=== MATERIAL ===
▽

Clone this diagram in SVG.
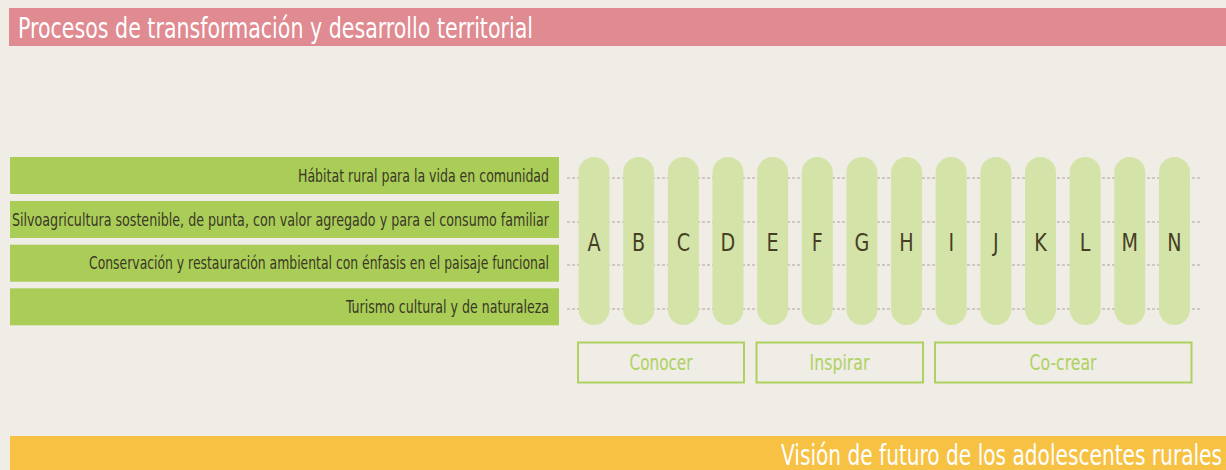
<svg xmlns="http://www.w3.org/2000/svg" width="1226" height="470" viewBox="0 0 1226 470">
<style>
.t{font-family:'DejaVu Sans Condensed','DejaVu Sans',sans-serif;font-stretch:condensed}
.band-title{fill:#ffffff;font-size:29px}
.bar{fill:#aacd58}
.bartxt{fill:#3a3826;font-size:18px;text-anchor:end}
.pill{fill:#d4e4a9}
.letter{fill:#463f24;font-size:25px;text-anchor:middle}
.phase{fill:none;stroke:#aed25f;stroke-width:2}
.phasetxt{fill:#aed25f;font-size:21px;text-anchor:middle}
.dash{stroke:#aaa69f;stroke-width:1;stroke-dasharray:3 2;fill:none}
</style>
<rect x="0" y="0" width="1226" height="470" fill="#f0ece6"/>

<g id="header">
<rect x="9" y="8" width="1217" height="38" fill="#e08a91"/>
<text class="t band-title" transform="matrix(0.75 0 0 1 18 0)" x="0" y="38" textLength="686.7" lengthAdjust="spacingAndGlyphs">Procesos de transformación y desarrollo territorial</text>
</g>

<g id="connectors">
<line class="dash" x1="567" y1="178" x2="1200" y2="178"/>
<line class="dash" x1="567" y1="222" x2="1200" y2="222"/>
<line class="dash" x1="567" y1="265" x2="1200" y2="265"/>
<line class="dash" x1="567" y1="309" x2="1200" y2="309"/>
</g>

<g id="bar1"><rect class="bar" x="10" y="157" width="549" height="37"/>
<text class="t bartxt" transform="matrix(0.75 0 0 1 549 0)" x="0" y="182" textLength="334.7" lengthAdjust="spacingAndGlyphs">Hábitat rural para la vida en comunidad</text></g>
<g id="bar2"><rect class="bar" x="10" y="201" width="549" height="37"/>
<text class="t bartxt" transform="matrix(0.75 0 0 1 549 0)" x="0" y="226" textLength="716" lengthAdjust="spacingAndGlyphs">Silvoagricultura sostenible, de punta, con valor agregado y para el consumo familiar</text></g>
<g id="bar3"><rect class="bar" x="10" y="244.7" width="549" height="37"/>
<text class="t bartxt" transform="matrix(0.75 0 0 1 549 0)" x="0" y="269.5" textLength="613.3" lengthAdjust="spacingAndGlyphs">Conservación y restauración ambiental con énfasis en el paisaje funcional</text></g>
<g id="bar4"><rect class="bar" x="10" y="288.3" width="549" height="37"/>
<text class="t bartxt" transform="matrix(0.75 0 0 1 549 0)" x="0" y="313" textLength="270.7" lengthAdjust="spacingAndGlyphs">Turismo cultural y de naturaleza</text></g>

<g id="pillA"><rect class="pill" x="578.5" y="157" width="31" height="168" rx="15.5"/><text class="t letter" transform="matrix(0.85 0 0 1 594 0)" x="0" y="251.5">A</text></g>
<g id="pillB"><rect class="pill" x="623.15" y="157" width="31" height="168" rx="15.5"/><text class="t letter" transform="matrix(0.85 0 0 1 638.65 0)" x="0" y="251.5">B</text></g>
<g id="pillC"><rect class="pill" x="667.8" y="157" width="31" height="168" rx="15.5"/><text class="t letter" transform="matrix(0.85 0 0 1 683.3 0)" x="0" y="251.5">C</text></g>
<g id="pillD"><rect class="pill" x="712.45" y="157" width="31" height="168" rx="15.5"/><text class="t letter" transform="matrix(0.85 0 0 1 727.95 0)" x="0" y="251.5">D</text></g>
<g id="pillE"><rect class="pill" x="757.1" y="157" width="31" height="168" rx="15.5"/><text class="t letter" transform="matrix(0.85 0 0 1 772.6 0)" x="0" y="251.5">E</text></g>
<g id="pillF"><rect class="pill" x="801.75" y="157" width="31" height="168" rx="15.5"/><text class="t letter" transform="matrix(0.85 0 0 1 817.25 0)" x="0" y="251.5">F</text></g>
<g id="pillG"><rect class="pill" x="846.4" y="157" width="31" height="168" rx="15.5"/><text class="t letter" transform="matrix(0.85 0 0 1 861.9 0)" x="0" y="251.5">G</text></g>
<g id="pillH"><rect class="pill" x="891.05" y="157" width="31" height="168" rx="15.5"/><text class="t letter" transform="matrix(0.85 0 0 1 906.55 0)" x="0" y="251.5">H</text></g>
<g id="pillI"><rect class="pill" x="935.7" y="157" width="31" height="168" rx="15.5"/><text class="t letter" transform="matrix(0.85 0 0 1 951.2 0)" x="0" y="251.5">I</text></g>
<g id="pillJ"><rect class="pill" x="980.35" y="157" width="31" height="168" rx="15.5"/><text class="t letter" transform="matrix(0.85 0 0 1 995.85 0)" x="0" y="251.5">J</text></g>
<g id="pillK"><rect class="pill" x="1025" y="157" width="31" height="168" rx="15.5"/><text class="t letter" transform="matrix(0.85 0 0 1 1040.5 0)" x="0" y="251.5">K</text></g>
<g id="pillL"><rect class="pill" x="1069.65" y="157" width="31" height="168" rx="15.5"/><text class="t letter" transform="matrix(0.85 0 0 1 1085.15 0)" x="0" y="251.5">L</text></g>
<g id="pillM"><rect class="pill" x="1114.3" y="157" width="31" height="168" rx="15.5"/><text class="t letter" transform="matrix(0.85 0 0 1 1129.8 0)" x="0" y="251.5">M</text></g>
<g id="pillN"><rect class="pill" x="1158.95" y="157" width="31" height="168" rx="15.5"/><text class="t letter" transform="matrix(0.85 0 0 1 1174.45 0)" x="0" y="251.5">N</text></g>

<g id="phase-conocer"><rect class="phase" x="578" y="342.5" width="166" height="40"/>
<text class="t phasetxt" transform="matrix(0.8 0 0 1 661 0)" x="0" y="370.5" textLength="78.75" lengthAdjust="spacingAndGlyphs">Conocer</text></g>
<g id="phase-inspirar"><rect class="phase" x="756.5" y="342.5" width="166.5" height="40"/>
<text class="t phasetxt" transform="matrix(0.8 0 0 1 839.5 0)" x="0" y="370.5" textLength="75" lengthAdjust="spacingAndGlyphs">Inspirar</text></g>
<g id="phase-cocrear"><rect class="phase" x="935" y="342.5" width="256.5" height="40"/>
<text class="t phasetxt" transform="matrix(0.8 0 0 1 1063 0)" x="0" y="370.5" textLength="83.75" lengthAdjust="spacingAndGlyphs">Co-crear</text></g>

<g id="footer">
<rect x="10" y="436" width="1216" height="34" fill="#f7c244"/>
<text class="t band-title" transform="matrix(0.75 0 0 1 781 0)" x="0" y="465" textLength="588" lengthAdjust="spacingAndGlyphs">Visión de futuro de los adolescentes rurales</text>
</g>
</svg>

△

Leave out the pictures and restate everything else word for word.

=== TASK ANSWER ===
Clone this diagram in SVG.
<svg xmlns="http://www.w3.org/2000/svg" width="1226" height="470" viewBox="0 0 1226 470">
<style>
.t{font-family:'DejaVu Sans Condensed','DejaVu Sans',sans-serif;font-stretch:condensed}
.band-title{fill:#ffffff;font-size:29px}
.bar{fill:#aacd58}
.bartxt{fill:#3a3826;font-size:18px;text-anchor:end}
.pill{fill:#d4e4a9}
.letter{fill:#463f24;font-size:25px;text-anchor:middle}
.phase{fill:none;stroke:#aed25f;stroke-width:2}
.phasetxt{fill:#aed25f;font-size:21px;text-anchor:middle}
.dash{stroke:#aaa69f;stroke-width:1;stroke-dasharray:3 2;fill:none}
</style>
<rect x="0" y="0" width="1226" height="470" fill="#f0ece6"/>

<g id="header">
<rect x="9" y="8" width="1217" height="38" fill="#e08a91"/>
<text class="t band-title" transform="matrix(0.75 0 0 1 18 0)" x="0" y="38" textLength="686.7" lengthAdjust="spacingAndGlyphs">Procesos de transformación y desarrollo territorial</text>
</g>

<g id="connectors">
<line class="dash" x1="567" y1="178" x2="1200" y2="178"/>
<line class="dash" x1="567" y1="222" x2="1200" y2="222"/>
<line class="dash" x1="567" y1="265" x2="1200" y2="265"/>
<line class="dash" x1="567" y1="309" x2="1200" y2="309"/>
</g>

<g id="bar1"><rect class="bar" x="10" y="157" width="549" height="37"/>
<text class="t bartxt" transform="matrix(0.75 0 0 1 549 0)" x="0" y="182" textLength="334.7" lengthAdjust="spacingAndGlyphs">Hábitat rural para la vida en comunidad</text></g>
<g id="bar2"><rect class="bar" x="10" y="201" width="549" height="37"/>
<text class="t bartxt" transform="matrix(0.75 0 0 1 549 0)" x="0" y="226" textLength="716" lengthAdjust="spacingAndGlyphs">Silvoagricultura sostenible, de punta, con valor agregado y para el consumo familiar</text></g>
<g id="bar3"><rect class="bar" x="10" y="244.7" width="549" height="37"/>
<text class="t bartxt" transform="matrix(0.75 0 0 1 549 0)" x="0" y="269.5" textLength="613.3" lengthAdjust="spacingAndGlyphs">Conservación y restauración ambiental con énfasis en el paisaje funcional</text></g>
<g id="bar4"><rect class="bar" x="10" y="288.3" width="549" height="37"/>
<text class="t bartxt" transform="matrix(0.75 0 0 1 549 0)" x="0" y="313" textLength="270.7" lengthAdjust="spacingAndGlyphs">Turismo cultural y de naturaleza</text></g>

<g id="pillA"><rect class="pill" x="578.5" y="157" width="31" height="168" rx="15.5"/><text class="t letter" transform="matrix(0.85 0 0 1 594 0)" x="0" y="251.5">A</text></g>
<g id="pillB"><rect class="pill" x="623.15" y="157" width="31" height="168" rx="15.5"/><text class="t letter" transform="matrix(0.85 0 0 1 638.65 0)" x="0" y="251.5">B</text></g>
<g id="pillC"><rect class="pill" x="667.8" y="157" width="31" height="168" rx="15.5"/><text class="t letter" transform="matrix(0.85 0 0 1 683.3 0)" x="0" y="251.5">C</text></g>
<g id="pillD"><rect class="pill" x="712.45" y="157" width="31" height="168" rx="15.5"/><text class="t letter" transform="matrix(0.85 0 0 1 727.95 0)" x="0" y="251.5">D</text></g>
<g id="pillE"><rect class="pill" x="757.1" y="157" width="31" height="168" rx="15.5"/><text class="t letter" transform="matrix(0.85 0 0 1 772.6 0)" x="0" y="251.5">E</text></g>
<g id="pillF"><rect class="pill" x="801.75" y="157" width="31" height="168" rx="15.5"/><text class="t letter" transform="matrix(0.85 0 0 1 817.25 0)" x="0" y="251.5">F</text></g>
<g id="pillG"><rect class="pill" x="846.4" y="157" width="31" height="168" rx="15.5"/><text class="t letter" transform="matrix(0.85 0 0 1 861.9 0)" x="0" y="251.5">G</text></g>
<g id="pillH"><rect class="pill" x="891.05" y="157" width="31" height="168" rx="15.5"/><text class="t letter" transform="matrix(0.85 0 0 1 906.55 0)" x="0" y="251.5">H</text></g>
<g id="pillI"><rect class="pill" x="935.7" y="157" width="31" height="168" rx="15.5"/><text class="t letter" transform="matrix(0.85 0 0 1 951.2 0)" x="0" y="251.5">I</text></g>
<g id="pillJ"><rect class="pill" x="980.35" y="157" width="31" height="168" rx="15.5"/><text class="t letter" transform="matrix(0.85 0 0 1 995.85 0)" x="0" y="251.5">J</text></g>
<g id="pillK"><rect class="pill" x="1025" y="157" width="31" height="168" rx="15.5"/><text class="t letter" transform="matrix(0.85 0 0 1 1040.5 0)" x="0" y="251.5">K</text></g>
<g id="pillL"><rect class="pill" x="1069.65" y="157" width="31" height="168" rx="15.5"/><text class="t letter" transform="matrix(0.85 0 0 1 1085.15 0)" x="0" y="251.5">L</text></g>
<g id="pillM"><rect class="pill" x="1114.3" y="157" width="31" height="168" rx="15.5"/><text class="t letter" transform="matrix(0.85 0 0 1 1129.8 0)" x="0" y="251.5">M</text></g>
<g id="pillN"><rect class="pill" x="1158.95" y="157" width="31" height="168" rx="15.5"/><text class="t letter" transform="matrix(0.85 0 0 1 1174.45 0)" x="0" y="251.5">N</text></g>

<g id="phase-conocer"><rect class="phase" x="578" y="342.5" width="166" height="40"/>
<text class="t phasetxt" transform="matrix(0.8 0 0 1 661 0)" x="0" y="370.5" textLength="78.75" lengthAdjust="spacingAndGlyphs">Conocer</text></g>
<g id="phase-inspirar"><rect class="phase" x="756.5" y="342.5" width="166.5" height="40"/>
<text class="t phasetxt" transform="matrix(0.8 0 0 1 839.5 0)" x="0" y="370.5" textLength="75" lengthAdjust="spacingAndGlyphs">Inspirar</text></g>
<g id="phase-cocrear"><rect class="phase" x="935" y="342.5" width="256.5" height="40"/>
<text class="t phasetxt" transform="matrix(0.8 0 0 1 1063 0)" x="0" y="370.5" textLength="83.75" lengthAdjust="spacingAndGlyphs">Co-crear</text></g>

<g id="footer">
<rect x="10" y="436" width="1216" height="34" fill="#f7c244"/>
<text class="t band-title" transform="matrix(0.75 0 0 1 781 0)" x="0" y="465" textLength="588" lengthAdjust="spacingAndGlyphs">Visión de futuro de los adolescentes rurales</text>
</g>
</svg>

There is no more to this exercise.